It’s funny how random things stick in your head a couple of decades later. I don’t even remember which class in IIMB this was. It surely wasn’t an accounting or a finance class. But it was one in which we learnt about some financial ratios.

I don’t even remember what exactly we had learnt that day (possibly return on invested capital?). I think it was three different financial metrics that can be read off a financial statement, and which then telescope very nicely together to give a fourth metric. I’ve forgotten the details, but I remember the basic concepts.

A decade ago, I used to lecture frequently on how NOT to do data analytics. I had this standard lecture that I called “smelling bullshit” that dealt with common statistical fallacies. Things like correlation-causation, or reasoning with small samples, or selection bias. Or stocks and flows.

One set of slides in that lecture was about not comparing stocks and flows. Most people don’t internalise it. It even seems like you can**not** get a job as a journalist if you understand the distinction between stocks and flows. Every other week you see comparisons of someone’s net worth to some country’s GDP, for example. Journalists make a living out of this.

In any case, whenever I would come to these slides, there would always be someone in the audience with a training in finance who would ask “but what about financial ratios? Don’t we constantly divide stocks and flows there?”

And then I would go off into how we would divide a stock by a flow (typically) in finance, but we never compared a stock to a flow. For example, you can think of working capital as a ratio – you take the total receivables on the balance sheet and divide it by the sales in a given period from the income statement, to get “days of working capital”. Note that you are only dividing, not comparing the sales to the receivables. And then you take this ratio (which has dimension “days”) and then compare it across companies or across regions to do your financial analysis.
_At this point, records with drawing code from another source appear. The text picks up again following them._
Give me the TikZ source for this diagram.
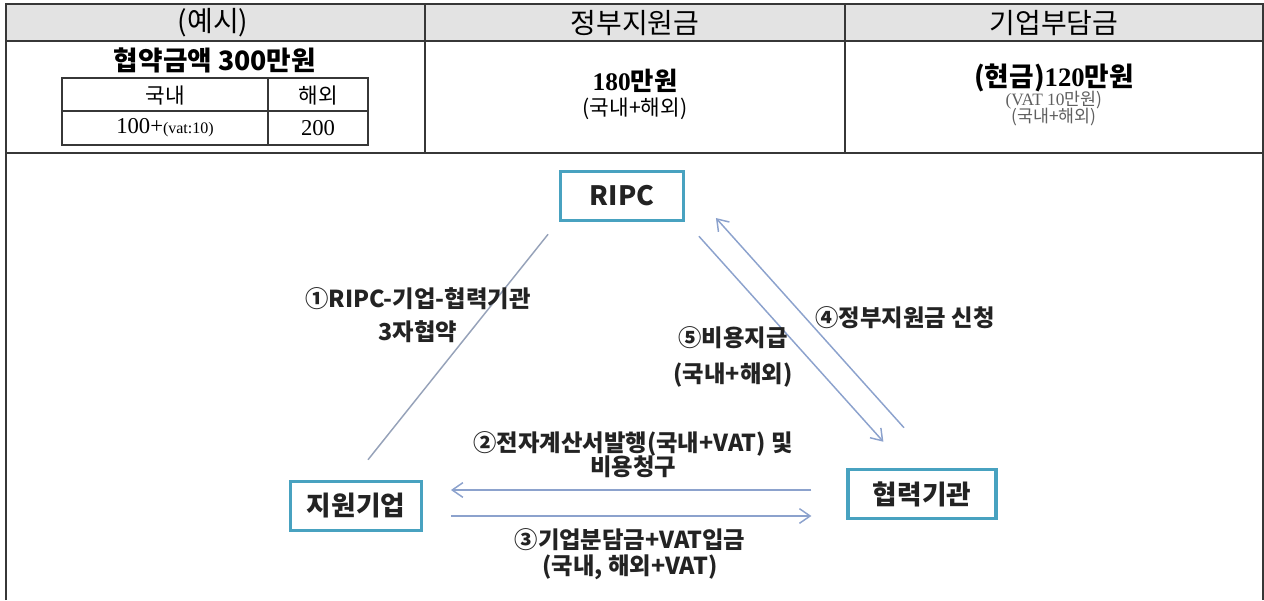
\documentclass[tikz,border=0pt]{standalone}
\usepackage{fontspec}
\setmainfont{Noto Sans CJK KR}
\newfontfamily\latserif{Liberation Serif}
\usetikzlibrary{positioning,arrows.meta}

\definecolor{boxteal}{RGB}{72,162,192}
\definecolor{flowblue}{RGB}{140,162,205}
\definecolor{plaingrey}{RGB}{150,162,185}
\definecolor{headgrey}{RGB}{227,227,227}
\definecolor{rulegrey}{RGB}{55,55,55}
\definecolor{labelgrey}{RGB}{35,35,35}
\definecolor{notegrey}{RGB}{95,95,95}

\tikzset{
	rule/.style={draw=rulegrey, line width=1.5pt},
	headtxt/.style={inner sep=0pt, font=\fontsize{21}{21}\selectfont},
	celltxt/.style={inner sep=0pt, font=\fontsize{16}{16}\selectfont},
	party/.style={draw=boxteal, line width=2.4pt, fill=white, minimum height=37pt, font=\fontsize{20}{20}\selectfont\bfseries, text=labelgrey},
	flow/.style={draw=flowblue, line width=1.1pt, -{Straight Barb[length=8pt,width=11pt]}},
	lbl/.style={align=center, text=labelgrey, font=\fontsize{17.5}{19}\selectfont\bfseries},
}

\begin{document}
\begin{tikzpicture}[x=0.75pt,y=-0.75pt]
	\useasboundingbox (0,0) rectangle (1264,600);
	% table
	\fill[headgrey] (6,4) rectangle (1263,41);
	\draw[rule] (6,600) -- (6,4) -- (1263,4) -- (1263,600);
	\draw[rule] (6,41) -- (1263,41);
	\draw[rule] (6,153) -- (1263,153);
	\draw[rule] (425,4) -- (425,153);
	\draw[rule] (845,4) -- (845,153);
	\draw[rule] (62,78) rectangle (368,145);
	\draw[rule] (62,111) -- (368,111);
	\draw[rule] (268,78) -- (268,145);
	
	\node[headtxt] (hexample) at (213,23) {(예시)};
	\node[headtxt] (hgov) at (635,23) {정부지원금};
	\node[headtxt] (hfirm) at (1054,23) {기업부담금};
	
	\node[inner sep=0pt, font=\fontsize{20}{20}\selectfont\bfseries] (total) at (215,60) {협약금액 300만원};
	\node[celltxt] (dom) at (165,96) {국내};
	\node[celltxt] (ovs) at (318,96) {해외};
	\node[inner sep=0pt, font=\fontsize{17}{17}\latserif] (domval) at (165,128) {100+{\fontsize{12}{12}\selectfont(vat:10)}};
	\node[inner sep=0pt, font=\fontsize{17}{17}\latserif] (ovsval) at (318,128) {200};
	
	\node[inner sep=0pt, font=\fontsize{19}{19}\selectfont\bfseries] (govamt) at (635,81) {{\latserif 180}만원};
	\node[celltxt] (govnote) at (635,109) {(국내+해외)};
	
	\node[inner sep=0pt, font=\fontsize{20}{20}\selectfont\bfseries] (cash) at (1054,78) {(현금){\latserif 120}만원};
	\node[inner sep=0pt, font=\fontsize{13}{13}\selectfont, text=notegrey] (vat) at (1054,100) {{\latserif (VAT 10}만원)};
	\node[inner sep=0pt, font=\fontsize{13}{13}\selectfont, text=notegrey] (cashnote) at (1054,117) {(국내+해외)};
	
	% parties
	\node[party, minimum width=92pt] (ripc) at (622,196) {RIPC};
	\node[party, minimum width=98pt, on grid, below left=232.5pt and 199.5pt of ripc] (firm) {지원기업};
	\node[party, minimum width=111pt, on grid, below right=223.5pt and 225pt of ripc] (partner) {협력기관};
	
	% flows
	\draw[draw=plaingrey, line width=1.1pt] ([shift={(-11,12)}]ripc.south west) -- ([shift={(12,-20)}]firm.north);
	\draw[flow] ([shift={(14,14)}]ripc.south east) -- ([shift={(37,-26)}]partner.north west);
	\draw[flow] ([shift={(-18,-40)}]partner.north) -- ([shift={(31,22)}]ripc.east);
	\draw[flow] ([shift={(-35,-4)}]partner.west) -- ([shift={(28,-16)}]firm.east);
	\draw[flow] ([shift={(28,10)}]firm.east) -- ([shift={(-35,22)}]partner.west);
	
	% labels
	\node[lbl] (lcontract) at (418,315) {①RIPC-기업-협력기관\\[6pt]3자협약};
	\node[lbl] (lpay) at (733,357) {⑤비용지급\\[8pt](국내+해외)};
	\node[lbl] (lapply) at (905,318) {④정부지원금 신청};
	\node[lbl] (linvoice) at (633,455) {②전자계산서발행(국내+VAT) 및\\[-1pt]비용청구};
	\node[lbl] (ldeposit) at (630,554) {③기업분담금+VAT입금\\[0pt](국내, 해외+VAT)};
\end{tikzpicture}
\end{document}
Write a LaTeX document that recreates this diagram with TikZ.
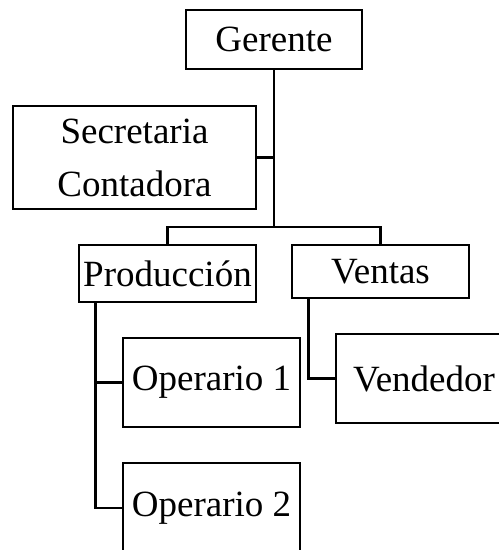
\documentclass[tikz,border=0pt]{standalone}
\usepackage{fontspec}
\setmainfont{Liberation Serif}
\usetikzlibrary{positioning}
\tikzset{
  puesto/.style={draw, line width=2.6pt, rectangle, inner sep=0pt, align=center,
    font=\fontsize{37}{53}\selectfont},
  linea/.style={line width=2.6pt}
}
\begin{document}
\begin{tikzpicture}[x=1pt, y=-1pt]
        \useasboundingbox (0,0) rectangle (499,550);
        \clip (0,0) rectangle (499,550);

        % Top
        \node[puesto, minimum width=176pt, minimum height=59pt] (ger) at (274,39.5) {Gerente};
        \node[puesto, minimum width=243pt, minimum height=103pt] (sec) at (134.5,157.5) {Secretaria\\Contadora};

        % Departments
        \node[puesto, minimum width=177pt, minimum height=57pt] (prod) at (167.5,273.5) {Producción};
        \node[puesto, minimum width=177pt, minimum height=53pt] (vent) at (380.5,271.5) {Ventas};

        % Staff
        \node[puesto, minimum width=177pt, minimum height=89pt] (op1) at (211.5,382.5) {Operario 1};
        \node[puesto, minimum width=177pt, minimum height=90pt] (op2) at (211.5,508) {Operario 2};
        \node[puesto, minimum width=176pt, minimum height=89pt] (vend) at (424,378.5) {Vendedor};

        % Connectors
        \coordinate (bar) at (274,227);
        \draw[linea] (ger.south) -- (bar);
        \draw[linea] (sec.east) -- (sec.east -| ger.south);
        \draw[linea] (prod.north) |- (bar) -| (vent.north);

        \coordinate (pstem) at ([xshift=18pt]prod.south west);
        \draw[linea] (pstem) |- (op1.west);
        \draw[linea] (pstem) |- (op2.west);

        \coordinate (vstem) at ([xshift=18pt]vent.south west);
        \draw[linea] (vstem) |- (vend.west);

\end{tikzpicture}
\end{document}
If you look at financial ratios, a lot of them have dimensions, though sometimes you don’t really notice it (I sometimes say “dimensional analysis is among the most powerful tools in data science”). Asset turnover, for example, is sales in a period divided by assets and has the dimension of inverse time. Inventory (total inventory on BS divided by sales in a period) has a dimension of time. Likewise working capital. Profit margins, however, are dimensionless.

In any case, the other day at work I was trying to come up with a ratio for something. I kept doing gymnastics with numbers on an excel sheet, but without luck. And I had given up.

Nowadays I have started taking afternoon walks at office (whenever I go there), just after I eat lunch (I carry a box of lunch which I eat at my desk, and then go for a walk). And on today’s walk (or was it Tuesday’s?) I realised the shortcomings in my attempts to come up with a metric for whatever I was trying to measure.

I was basically trying too hard to come up with a dimensionless metric and kept coming up with some nonsense or the other. Somewhere during my walk, I thought of finance, and financial metrics. Light bulb lit up.

My mistake had been that I had been trying to come up with something dimensionless. The moment I realised that this metric needs to involve both stocks and flows, I had it. To be honest, I haven’t yet come up with the perfect metric (this is for those colleagues who are reading this and wondering what new metric I’ve come up with), but I’m on my way there.

Since both a stock and a flow need to be measured, the metric is going to be a ratio of both. And it is necessarily going to have dimensions (most likely either time or inverse time).

And if I think about it (again I won’t be able to give specific examples), a lot of metrics in life will follow this pattern – where you take a stock and a flow and divide one by the other. Not just in finance, not just in logistics, not just in data science, it is useful to think of metrics that have dimensions, and express them using those dimensions.

Some product manager (I have a lot of friends in that profession) once told me that a major job of being a product manager is to define metrics. Now I’ll say that dimensional analysis is the most fundamental tool for a product manager.